The daily shootings count has kept Mayor Rahm Emmanuel and police Supt. Garry McCarthy on their heels, continually devising and revising plans for combatting the city’s gun violence. Though the mayor points out that overall crime is down in the city, the 30 percent uptick in gun violence has dogged him and garnered a national spotlight.
Emmanuel has announced several crime fighting initiatives since the start of the year, including taking down drug dealers and gang members, whose activity is blamed for what police call the “majority” of the shootings, and giving affected communities back to its law-abiding residents.
Several of the weekend’s shootings happened on Friday, the same day the mayor marked a milestone in his crime fighting plan. Emmanuel said at a press conference that the city was set to demolish the 100th building under another initiative that involved tearing down vacant buildings the city identified as community hazards and havens for criminal activity.
“By demolishing these buildings, we are preventing them from serving as hubs of illegal activity and eliminating a blight on our communities,” Emmanuel said.

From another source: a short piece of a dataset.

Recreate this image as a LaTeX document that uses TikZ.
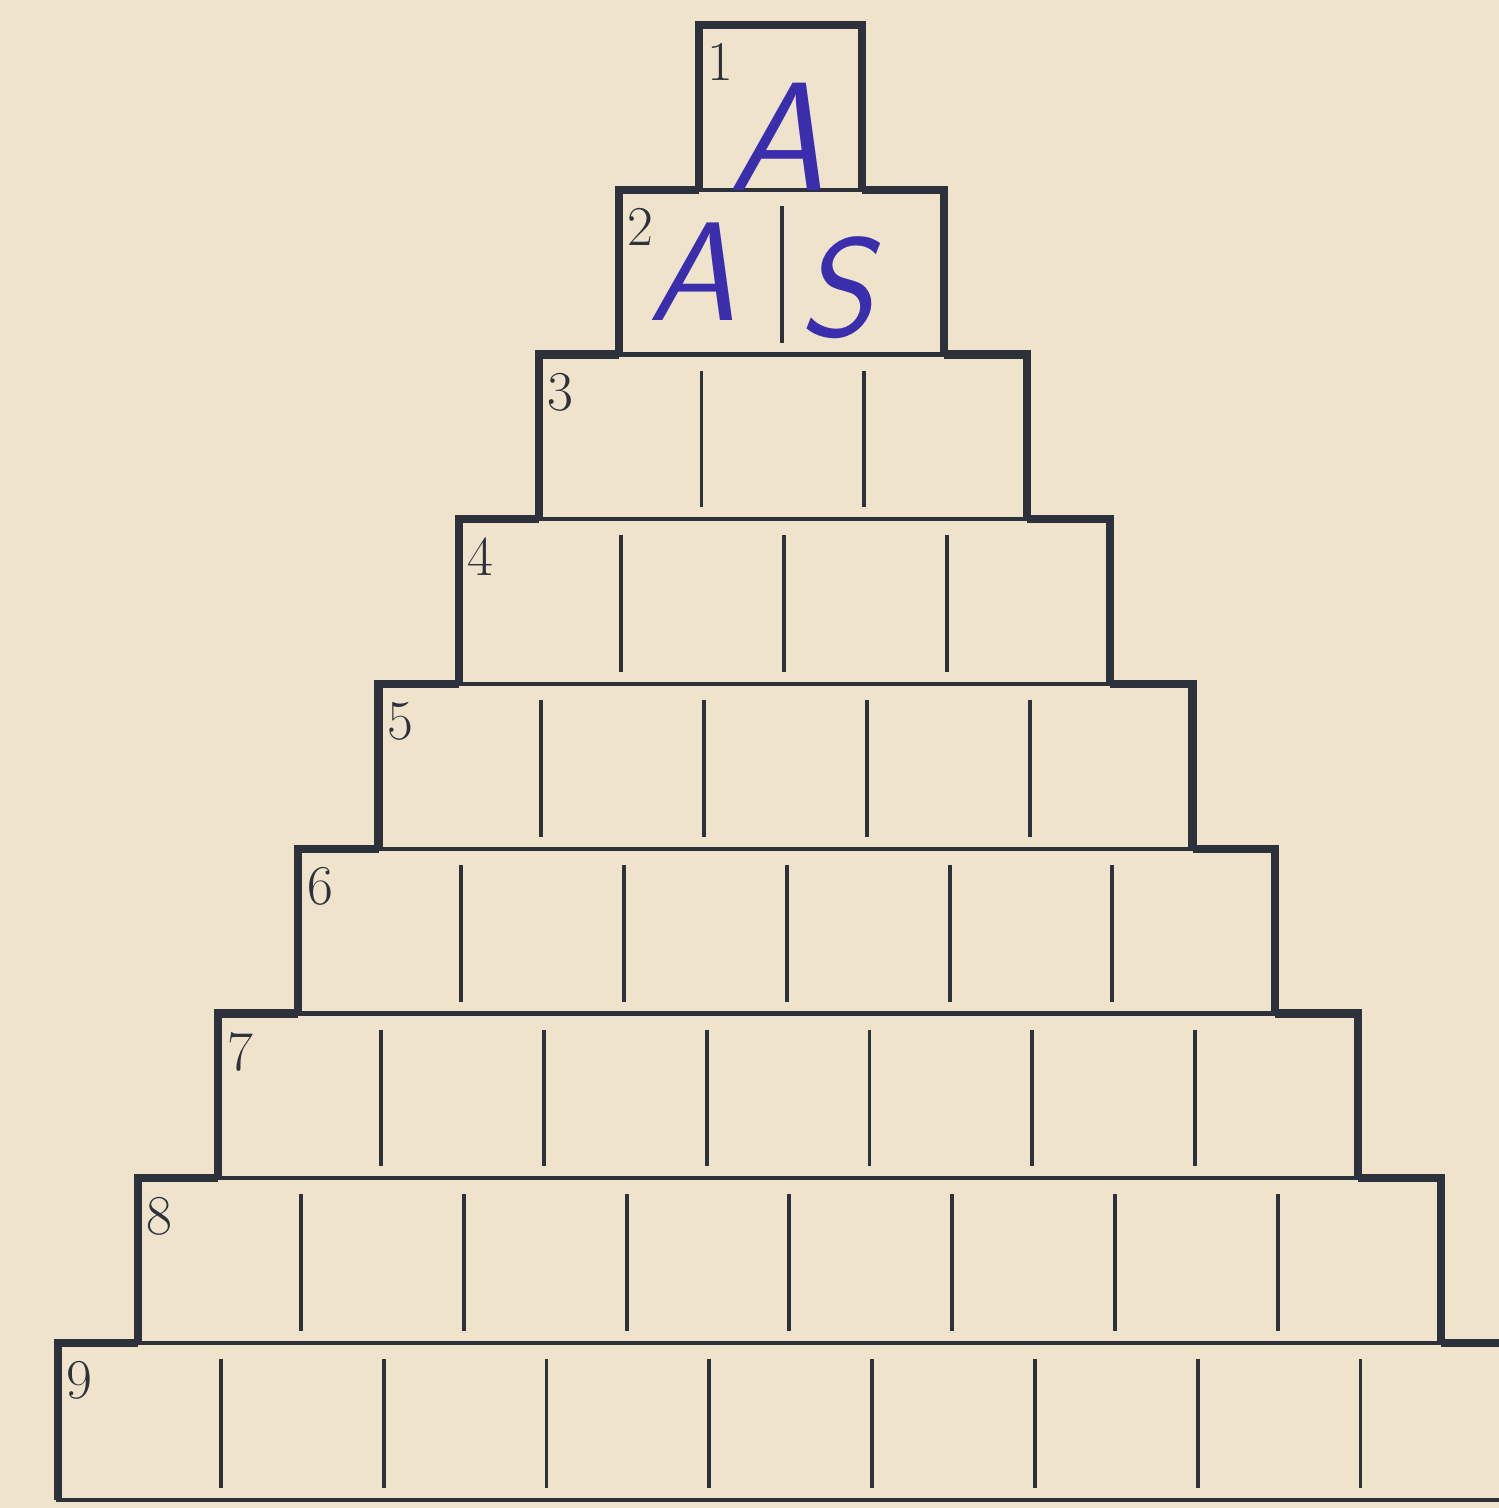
\documentclass[tikz,border=0pt]{standalone}
\usepackage{fontspec}
\usepackage{tikz}
\usetikzlibrary{calc,positioning}
\definecolor{paper}{RGB}{240,227,204}
\definecolor{ink}{RGB}{44,49,60}
\definecolor{pen}{RGB}{58,46,172}
\def\cellw{162.8}
\def\rowh{164.75}
\begin{document}
\begin{tikzpicture}[
        x=0.01cm, y=-0.01cm,
        every node/.style={inner sep=0pt},
        rowline/.style={ink,line width=1.2pt},
        outline/.style={ink,line width=2.3pt,line cap=square,line join=miter},
        divider/.style={ink,line width=1.1pt},
        rownum/.style={ink,anchor=north west,font=\fontsize{16}{16}\selectfont},
        hand/.style={pen,font=\sffamily\itshape\fontsize{#1}{#1}\selectfont},
        hand/.default=40
      ]

        % Paper ---------------------------------------------------
        \fill[paper] (0,0) rectangle (1499,1508);
        \useasboundingbox (0,0) rectangle (1499,1508);

        % Rows of the pyramid -------------------------------------
        \foreach \k in {1,...,9} {
          \pgfmathsetmacro{\L}{779+1.3*\k-\k*\cellw/2}
          \pgfmathsetmacro{\R}{\L+\k*\cellw}
          \pgfmathsetmacro{\Lp}{779+1.3*(\k-1)-(\k-1)*\cellw/2}
          \pgfmathsetmacro{\Rp}{\Lp+(\k-1)*\cellw}
          \pgfmathsetmacro{\T}{25+(\k-1)*\rowh}
          \pgfmathsetmacro{\B}{min(\T+\rowh,1500)}

          \draw[rowline] (\L,\T) rectangle (\R,\B);

          % cell dividers
          \ifnum\k>1
            \foreach \j in {2,...,\k} {
              \draw[divider] (\L+\j*\cellw-\cellw,\T+16) -- (\L+\j*\cellw-\cellw,\B-12);
            }
            \draw[outline] (\Lp,\T) -- (\L,\T) -- (\L,\B);
            \draw[outline] (\Rp,\T) -- (\R,\T) -- (\R,\B);
          \else
            \draw[outline] (\L,\B) -- (\L,\T) -- (\R,\T) -- (\R,\B);
          \fi

          % row number
          \node[rownum] (num\k) at (\L+8,\T+18) {\k};
        }

        % Handwritten letters -------------------------------------
        \node[hand=44] (hA1) at (777,137) {A};
        \node[hand=40] (hA2) at (692,272) {A};
        \node[hand=40] (hS2) at (836,288) {S};

      \end{tikzpicture}
\end{document}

The mayor has also placed some convenience stores, gas stations and restaurants – including a South Side McDonald’s – in its crosshairs, preparing to take action against businesses the city said contributes to drug and gang activity.

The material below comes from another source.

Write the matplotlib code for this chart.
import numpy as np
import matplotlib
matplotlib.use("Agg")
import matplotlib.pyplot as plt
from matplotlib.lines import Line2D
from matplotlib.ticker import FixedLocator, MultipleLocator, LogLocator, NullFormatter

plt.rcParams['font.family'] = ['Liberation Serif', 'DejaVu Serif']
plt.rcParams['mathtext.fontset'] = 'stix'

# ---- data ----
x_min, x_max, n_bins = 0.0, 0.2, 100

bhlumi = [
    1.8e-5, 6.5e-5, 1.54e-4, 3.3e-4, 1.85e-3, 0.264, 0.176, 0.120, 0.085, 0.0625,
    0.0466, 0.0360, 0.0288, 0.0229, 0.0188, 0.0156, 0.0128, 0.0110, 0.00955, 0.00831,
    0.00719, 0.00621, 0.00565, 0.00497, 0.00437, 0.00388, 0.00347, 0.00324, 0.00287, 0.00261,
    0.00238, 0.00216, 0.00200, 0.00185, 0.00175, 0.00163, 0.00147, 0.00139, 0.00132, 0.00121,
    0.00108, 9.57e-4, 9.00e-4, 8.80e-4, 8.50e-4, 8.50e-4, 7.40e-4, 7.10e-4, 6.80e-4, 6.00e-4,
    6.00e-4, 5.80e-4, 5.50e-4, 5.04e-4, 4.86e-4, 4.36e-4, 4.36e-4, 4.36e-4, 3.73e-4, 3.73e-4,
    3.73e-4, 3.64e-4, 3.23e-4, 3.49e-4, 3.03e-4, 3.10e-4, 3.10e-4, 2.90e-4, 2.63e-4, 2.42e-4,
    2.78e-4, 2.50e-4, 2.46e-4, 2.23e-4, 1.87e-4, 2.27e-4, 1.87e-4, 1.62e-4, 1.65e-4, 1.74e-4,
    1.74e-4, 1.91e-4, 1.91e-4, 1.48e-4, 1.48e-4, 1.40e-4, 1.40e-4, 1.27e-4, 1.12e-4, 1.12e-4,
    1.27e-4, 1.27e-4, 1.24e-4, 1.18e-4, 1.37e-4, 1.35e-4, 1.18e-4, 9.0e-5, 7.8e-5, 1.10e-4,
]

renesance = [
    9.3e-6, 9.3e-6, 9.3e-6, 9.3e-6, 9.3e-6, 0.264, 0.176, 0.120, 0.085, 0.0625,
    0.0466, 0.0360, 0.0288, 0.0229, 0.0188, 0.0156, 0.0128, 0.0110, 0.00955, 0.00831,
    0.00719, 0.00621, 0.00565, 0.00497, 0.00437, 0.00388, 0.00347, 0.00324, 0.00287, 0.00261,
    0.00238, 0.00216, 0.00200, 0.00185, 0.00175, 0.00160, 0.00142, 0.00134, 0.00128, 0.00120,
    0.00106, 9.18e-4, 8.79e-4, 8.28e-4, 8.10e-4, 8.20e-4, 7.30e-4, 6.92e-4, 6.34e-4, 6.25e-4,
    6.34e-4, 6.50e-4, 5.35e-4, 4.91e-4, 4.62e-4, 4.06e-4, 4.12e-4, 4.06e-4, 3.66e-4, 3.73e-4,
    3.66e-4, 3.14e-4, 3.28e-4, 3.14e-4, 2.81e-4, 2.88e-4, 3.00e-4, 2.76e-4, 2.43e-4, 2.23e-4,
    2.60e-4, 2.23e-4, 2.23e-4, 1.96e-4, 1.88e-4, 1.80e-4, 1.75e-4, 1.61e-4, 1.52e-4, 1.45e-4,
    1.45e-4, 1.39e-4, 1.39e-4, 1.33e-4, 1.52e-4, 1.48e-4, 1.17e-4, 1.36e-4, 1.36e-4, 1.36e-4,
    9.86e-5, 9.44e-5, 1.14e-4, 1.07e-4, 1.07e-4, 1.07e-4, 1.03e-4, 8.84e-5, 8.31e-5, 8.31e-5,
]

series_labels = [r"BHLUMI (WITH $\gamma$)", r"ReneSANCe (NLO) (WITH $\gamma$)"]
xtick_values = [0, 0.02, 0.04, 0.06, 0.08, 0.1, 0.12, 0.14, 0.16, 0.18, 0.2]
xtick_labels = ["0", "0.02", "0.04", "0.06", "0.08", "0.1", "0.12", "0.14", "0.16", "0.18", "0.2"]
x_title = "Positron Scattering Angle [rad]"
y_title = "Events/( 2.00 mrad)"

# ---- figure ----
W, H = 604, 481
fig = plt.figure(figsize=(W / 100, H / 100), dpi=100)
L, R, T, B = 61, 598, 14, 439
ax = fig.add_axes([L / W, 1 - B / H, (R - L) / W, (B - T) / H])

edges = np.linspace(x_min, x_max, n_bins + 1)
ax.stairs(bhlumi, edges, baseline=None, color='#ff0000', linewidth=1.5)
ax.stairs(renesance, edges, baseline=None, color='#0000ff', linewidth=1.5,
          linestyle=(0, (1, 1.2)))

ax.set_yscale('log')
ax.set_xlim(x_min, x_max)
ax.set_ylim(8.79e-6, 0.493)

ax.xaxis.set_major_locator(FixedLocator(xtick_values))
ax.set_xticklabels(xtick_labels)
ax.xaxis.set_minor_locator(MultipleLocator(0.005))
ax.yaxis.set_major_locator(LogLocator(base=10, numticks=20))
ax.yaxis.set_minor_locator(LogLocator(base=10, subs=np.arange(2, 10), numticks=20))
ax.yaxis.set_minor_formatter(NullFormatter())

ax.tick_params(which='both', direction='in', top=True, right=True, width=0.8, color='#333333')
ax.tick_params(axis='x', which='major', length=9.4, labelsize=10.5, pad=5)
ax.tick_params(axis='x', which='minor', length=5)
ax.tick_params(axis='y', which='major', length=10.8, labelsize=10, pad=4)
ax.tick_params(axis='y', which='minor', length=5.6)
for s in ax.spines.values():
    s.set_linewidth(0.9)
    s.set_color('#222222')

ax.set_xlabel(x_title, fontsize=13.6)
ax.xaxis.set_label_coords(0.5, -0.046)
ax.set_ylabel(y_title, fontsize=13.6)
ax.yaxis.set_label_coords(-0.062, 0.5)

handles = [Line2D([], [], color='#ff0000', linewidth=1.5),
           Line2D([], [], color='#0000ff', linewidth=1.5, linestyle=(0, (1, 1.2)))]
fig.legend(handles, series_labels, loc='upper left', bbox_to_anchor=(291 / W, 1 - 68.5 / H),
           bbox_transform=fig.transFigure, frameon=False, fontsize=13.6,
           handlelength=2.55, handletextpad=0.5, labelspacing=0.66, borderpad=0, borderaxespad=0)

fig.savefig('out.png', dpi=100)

The prevalence of gun violence has kept community leaders marching throughout the summer on the South and West Sides. One stalwart in that effort has been Rev. Michael Pfleger of St. Sabina Catholic church in the Auburn-Gresham community.

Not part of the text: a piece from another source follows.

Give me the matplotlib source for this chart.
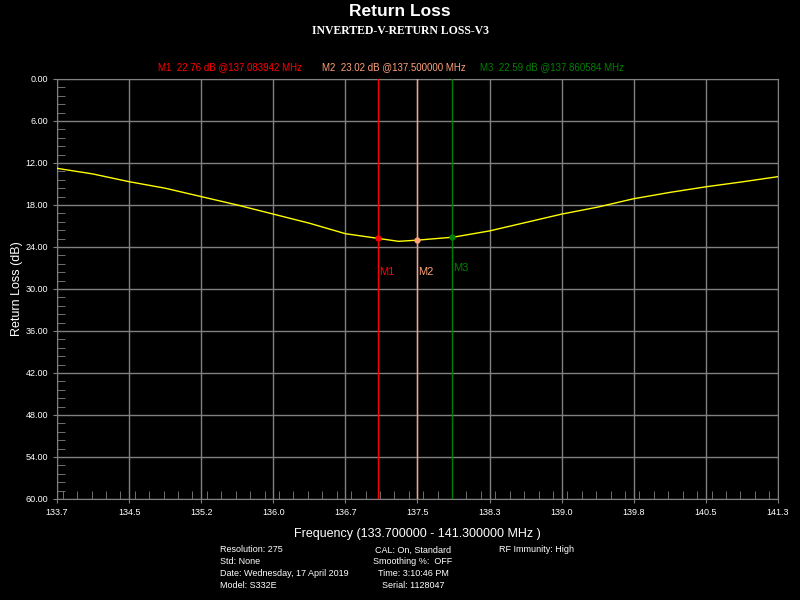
import numpy as np
import matplotlib
matplotlib.use("Agg")
import matplotlib.pyplot as plt
from matplotlib.ticker import MultipleLocator, FixedLocator

plt.rcParams['font.family'] = ['Liberation Sans', 'DejaVu Sans']

# trace (MHz, dB)
freq = [133.70, 134.08, 134.46, 134.84, 135.22, 135.60, 135.98, 136.36, 136.74,
        137.08, 137.30, 137.50, 137.88, 138.26, 138.64, 139.02, 139.40, 139.78,
        140.16, 140.54, 140.92, 141.30]
rl = [12.76, 13.57, 14.67, 15.60, 16.80, 18.00, 19.30, 20.60, 22.10,
      22.76, 23.19, 23.02, 22.59, 21.70, 20.50, 19.30, 18.30, 17.10,
      16.20, 15.40, 14.70, 13.95]

# markers
mk_names = ['M1', 'M2', 'M3']
mk_freq = [137.083942, 137.500000, 137.860584]
mk_val = [22.76, 23.02, 22.59]
mk_col = ['#ff0000', '#ffa07a', '#008000']

f_start, f_stop = 133.7, 141.3
x_ticks = np.linspace(f_start, f_stop, 11)
y_ticks = np.arange(0, 61, 6)

footer = [
    ('Resolution: 275', 'CAL: On, Standard', 'RF Immunity: High'),
    ('Std: None', 'Smoothing %:  OFF', ''),
    ('Date: Wednesday, 17 April 2019', 'Time: 3:10:46 PM', ''),
    ('Model: S332E', 'Serial: 1128047', ''),
]

grey = '#808080'
fig = plt.figure(figsize=(8, 6), dpi=100, facecolor='black')
ax = fig.add_axes([57/800, 1 - 499/600, 721/800, 420/600])
ax.set_facecolor('black')

ax.plot(freq, rl, color='#ffff00', lw=1, zorder=3)
for name, f, v, c in zip(mk_names, mk_freq, mk_val, mk_col):
    ax.axvline(f, color=c, lw=1, zorder=4)
    ax.plot(f, v, 'o', color=c, ms=3.5, zorder=5)
    ax.text(f + 0.01, 27.6 if name != 'M3' else 27.0, name, color=c, fontsize=8, va='center', ha='left')

ax.set_xlim(f_start, f_stop)
ax.set_ylim(60, 0)
ax.xaxis.set_major_locator(FixedLocator(x_ticks))
ax.set_xticklabels(['%.1f' % t for t in x_ticks])
ax.yaxis.set_major_locator(FixedLocator(y_ticks))
ax.set_yticklabels(['%.2f' % t for t in y_ticks])
ax.xaxis.set_minor_locator(MultipleLocator((f_stop - f_start) / 50))
ax.yaxis.set_minor_locator(MultipleLocator(1.2))
ax.grid(True, which='major', color=grey, lw=1)
ax.tick_params(which='major', colors=grey, length=3, labelcolor='white', labelsize=6.5)
ax.tick_params(which='minor', colors=grey, length=6, direction='in')
for s in ax.spines.values():
    s.set_color(grey)

ax.set_ylabel('Return Loss (dB)', color='white', fontsize=9)
ax.yaxis.set_label_coords(-0.047, 0.5)
ax.set_xlabel('Frequency (133.700000 - 141.300000 MHz )', color='white', fontsize=9, labelpad=8)

fig.text(0.5, 1 - 12/600, 'Return Loss', color='white', fontsize=12.5, fontweight='bold',
         ha='center', va='center')
fig.text(0.5, 1 - 31/600, 'INVERTED-V-RETURN LOSS-V3', color='white', fontsize=8.5,
         fontweight='bold', family='Liberation Serif', ha='center', va='center')

hdr_x = [158, 322, 480]
for name, f, v, c, x in zip(mk_names, mk_freq, mk_val, mk_col, hdr_x):
    fig.text(x/800, 1 - 67/600, '%s  %.2f dB @%.6f MHz' % (name, v, f), color=c,
             fontsize=7, ha='left', va='center')

for i, (a, b, c) in enumerate(footer):
    y = 1 - (550 + 12*i)/600
    fig.text(220/800, y, a, color='white', fontsize=6.5, ha='left', va='center')
    fig.text(413/800, y, b, color='white', fontsize=6.5, ha='center', va='center')
    if c:
        fig.text(499/800, y, c, color='white', fontsize=6.5, ha='left', va='center')

fig.savefig('out.png', dpi=100, facecolor='black')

He galvanized other faith leaders earlier this past spring after six people were shot – one fatally — outside a liquor store.
“These stores like this are pimping the community. They’re street offices for the gangs,” he said.
The outspoken priest and community activist has said the gun violence isn’t curbed it will “devour us.”
Rev. Roosevelt Watkins led youth from his church on a peace march down Cottage Grove Avenue in the Chatham community last month. The pastor of the Bethlehem Star Baptist Church and dozens of youth walked from the church, at 9231 S. Cottage Grove Ave., to nearby Leak & Sons funeral home at 79th Street and Cottage Grove Avenue. He told the youth outside the funeral home that he didn’t want them to prematurely end up there and called for tougher gun control.
“Yeah (people) have a Second Amendment right, we understand. But the Second Amendment came about when the British were coming. But the British are not coming. So we need to put a ban or stronger, common sense gun laws in place,” Watkins told the Chicago Citizen.
The summer’s shootings, which saw a 7-year-old gunned down near her home after selling snow cones and candy, caused the mayor to establish and bankroll a partnership between the gang intermediary organization CeaseFire and the Chicago Police Department. Tio Hardiman, head of the Chicago chapter of the organization, defended his organization after it came under scrutiny following announcement of the partnership.
“We all need to get past our differences and get these homicides under control in Chicago before we reach an all-time high,” he said.
With the weekend shootings, the city is well on its way to hit that high sooner than later.